Sunday, 1 March 2009

Dydd Gŵyl Dewi Sant

Phew it's been a little while.

I'm finding that after all perhaps I'm not able to continue translating away as usual while attending classes during the day and trying not to forget my zadanie domowe.

The past two weeks have seen me at the computer well into the evening most days, and it seems I can't do the one without affecting the other: silly errors creep into my work and I blabber out the wrong verb ending in grammar classes. Of course neither of these indicate the end of the world - but my feeling that I only exist to work and no longer have any time to do the things that make me an independent human being does. It is time to get organised.

But first, I have a confession to make.

In my first week back in Kraków, I went on a Big Adventure: I followed my flatmate to her salsa class and sat on the bench watching. All those couples, lined up around the room, rocking back and forth to the rhythm of the music*... before long I was tapping my feet and swaying along with them.

Three weeks later and I've (full of nervous excitement) signed up for a class myself.

Not the same one as my flatmate of course, she's on poziom 3, while I'm only 'podstawowe'. We do have one thing in common though: both of us dread that moment immediately after the warm-up and initial solo work, when everyone pairs up and the dance instructor's voice rings out with the hated words:

Kto nie ma partnera??

Then we look at the floor, or up at the ceiling, or at something very interesting on the far wall of the dance studio, or - when I'm feeling brave - at the other one or two ladies who happen to be unaccompanied on that particular evening.

Yes, I'm afraid it's true. The social depravity of your humble author knows no bounds. Not only does she engage in the highly inappropriate practice of Speaking Polish with other Foreigners**, oh no, worse still! On a regular basis she breaches the golden benchmark of social good taste:

Being a single woman at a salsa class.

Think about it. What normal guy goes to dance classes, except under duress and on the end of a short lead pulled by his girlfriend? For a girl to show up on her own at a dance class and knock the numbers out of shape is not only inappropriate, why, it's just plain rude!
Fortunately the whole process works on the basis of rotacja. There's no point learning to dance with just one person, in the same way that you have to learn to play on different pianos, work with different interpreting systems and change your socks from time to time. Every few bars the guys move on to the next girl and I get hazy flashbacks to alcohol-fuelled university ceilidhs (or perhaps the Ukrainian Man-snatching dance)

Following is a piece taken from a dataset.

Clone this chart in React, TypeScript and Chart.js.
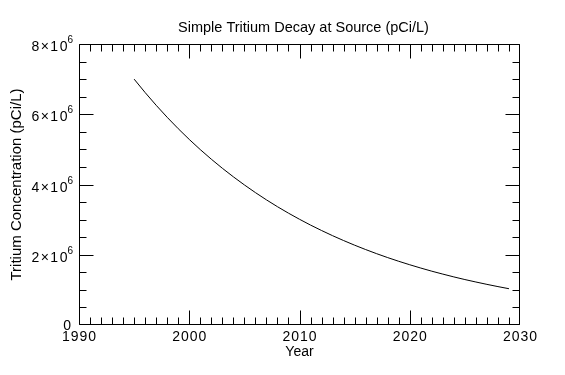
import { useEffect, useRef } from "react";
import { Chart, registerables } from "chart.js";

Chart.register(...registerables);

const chartTitle = "Simple Tritium Decay at Source (pCi/L)";
const xAxisTitle = "Year";
const yAxisTitle = "Tritium Concentration (pCi/L)";

const years = [
  1995, 1996, 1997, 1998, 1999, 2000, 2001, 2002, 2003, 2004, 2005, 2006,
  2007, 2008, 2009, 2010, 2011, 2012, 2013, 2014, 2015, 2016, 2017, 2018,
  2019, 2020, 2021, 2022, 2023, 2024, 2025, 2026, 2027, 2028, 2029,
];
const concentration = [
  7.0e6, 6.617e6, 6.255e6, 5.913e6, 5.589e6, 5.283e6, 4.994e6, 4.721e6,
  4.463e6, 4.219e6, 3.988e6, 3.77e6, 3.563e6, 3.368e6, 3.184e6, 3.01e6,
  2.845e6, 2.69e6, 2.543e6, 2.404e6, 2.272e6, 2.148e6, 2.03e6, 1.919e6,
  1.814e6, 1.715e6, 1.621e6, 1.532e6, 1.449e6, 1.369e6, 1.294e6, 1.224e6,
  1.157e6, 1.093e6, 1.033e6,
];

const xTickValues = [1990, 2000, 2010, 2020, 2030];
const xTickLabels = ["1990", "2000", "2010", "2020", "2030"];
const yTickValues = [0, 2e6, 4e6, 6e6, 8e6];
const yTickMantissas = ["0", "2", "4", "6", "8"];
const yTickExponents = ["", "6", "6", "6", "6"];

const X_MIN = 1990;
const X_MAX = 2030;
const X_MINOR_STEP = 1;
const Y_MIN = 0;
const Y_MAX = 8e6;
const Y_MINOR_STEP = 0.5e6;

const FONT = '"Liberation Sans", Arial, Helvetica, sans-serif';

const clamp = (v: number, a: number, b: number) => Math.min(Math.max(v, a), b);

const idlPlugin = {
  id: "idlFrame",
  afterDraw(chart: any) {
    const ctx = chart.ctx as any;
    const xs = chart.scales.x;
    const ys = chart.scales.y;
    const area = chart.chartArea;
    const L = Math.round(xs.getPixelForValue(X_MIN)) + 0.5;
    const R = Math.round(xs.getPixelForValue(X_MAX)) - 0.5;
    const B = Math.round(ys.getPixelForValue(Y_MIN)) - 0.5;
    const T = Math.round(ys.getPixelForValue(Y_MAX)) + 0.5;

    ctx.save();
    ctx.strokeStyle = "#000";
    ctx.lineWidth = 1;
    ctx.beginPath();
    ctx.rect(L, T, R - L, B - T);
    for (let v = X_MIN; v <= X_MAX + 1e-9; v += X_MINOR_STEP) {
      const major = xTickValues.includes(v);
      const len = major ? 14 : 7;
      const px = clamp(Math.round(xs.getPixelForValue(v)) + 0.5, L, R);
      ctx.moveTo(px, B);
      ctx.lineTo(px, B - len);
      ctx.moveTo(px, T);
      ctx.lineTo(px, T + len);
    }
    for (let v = Y_MIN; v <= Y_MAX + 1; v += Y_MINOR_STEP) {
      const major = yTickValues.includes(v);
      const len = major ? 14 : 7;
      const py = clamp(Math.round(ys.getPixelForValue(v)) + 0.5, T, B);
      ctx.moveTo(L, py);
      ctx.lineTo(L + len, py);
      ctx.moveTo(R, py);
      ctx.lineTo(R - len, py);
    }
    ctx.stroke();

    ctx.fillStyle = "#000";
    ctx.textBaseline = "alphabetic";

    // x tick labels
    ctx.font = `14px ${FONT}`;
    ctx.letterSpacing = "1px";
    ctx.textAlign = "center";
    xTickValues.forEach((v, i) => {
      ctx.fillText(xTickLabels[i], xs.getPixelForValue(v) + 0.5, B + 16);
    });

    // y tick labels
    const rightEdge = area.left - 6;
    yTickValues.forEach((v, i) => {
      const py = ys.getPixelForValue(v);
      const exp = yTickExponents[i];
      ctx.textAlign = "right";
      if (exp) {
        ctx.letterSpacing = "0px";
        ctx.font = `10px ${FONT}`;
        ctx.fillText(exp, rightEdge, py - 1);
        const x = rightEdge - ctx.measureText(exp).width;
        ctx.font = `14px ${FONT}`;
        ctx.letterSpacing = "1.5px";
        ctx.fillText(yTickMantissas[i] + "\u00d710", x + 1.5, py + 7);
      } else {
        ctx.font = `14px ${FONT}`;
        ctx.letterSpacing = "0px";
        ctx.fillText(yTickMantissas[i], area.left - 8, py + 4.5);
      }
    });
    ctx.letterSpacing = "0px";

    // title
    ctx.font = `14.5px ${FONT}`;
    ctx.textAlign = "center";
    ctx.fillText(chartTitle, (area.left + area.right) / 2 + 4, 32);

    // x axis title
    ctx.font = `14px ${FONT}`;
    ctx.fillText(xAxisTitle, (area.left + area.right) / 2, 356);

    // y axis title
    ctx.save();
    ctx.translate(21, (area.top + area.bottom) / 2);
    ctx.rotate(-Math.PI / 2);
    ctx.font = `15px ${FONT}`;
    ctx.textAlign = "center";
    ctx.fillText(yAxisTitle, 0, 0);
    ctx.restore();

    ctx.restore();
  },
};

export default function App() {
  const canvasRef = useRef<HTMLCanvasElement | null>(null);

  useEffect(() => {
    if (!canvasRef.current) return;
    const chart = new Chart(canvasRef.current, {
      type: "line",
      data: {
        datasets: [
          {
            data: years.map((y, i) => ({ x: y, y: concentration[i] })),
            borderColor: "#000",
            borderWidth: 1,
            pointRadius: 0,
            tension: 0,
            fill: false,
          },
        ],
      },
      options: {
        responsive: false,
        animation: false,
        events: [],
        layout: { padding: { left: 79, top: 44, right: 45, bottom: 50 } },
        plugins: {
          legend: { display: false },
          title: { display: false },
          tooltip: { enabled: false },
        },
        scales: {
          x: { type: "linear", min: X_MIN, max: X_MAX, display: false },
          y: { type: "linear", min: Y_MIN, max: Y_MAX, display: false },
        },
      },
      plugins: [idlPlugin],
    });
    return () => chart.destroy();
  }, []);

  return (
    <div style={{ position: "absolute", left: 0, top: 0, width: 565, height: 375, background: "#fff" }}>
      <canvas ref={canvasRef} width={565} height={375} />
    </div>
  );
}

Effectively this means that I spend two evenings a week dancing with Other People's Boyfriends.

They usually look more nervous than I do about the whole endeavour.

Anyway, it's going well, and I can do three steps now (two of which involve turning around). I practice in front of the kitchen window in the dark, while the cat dashes itself against the table legs in excitement.

Some day I hope to take my new-found skills to a dance club... but not until I've finished my Polish homework.



*generally a bizarre Latino version of Coldplay's Clocks
**when the other linguistic options are Japanese, Hungarian or American, I think you can see my point.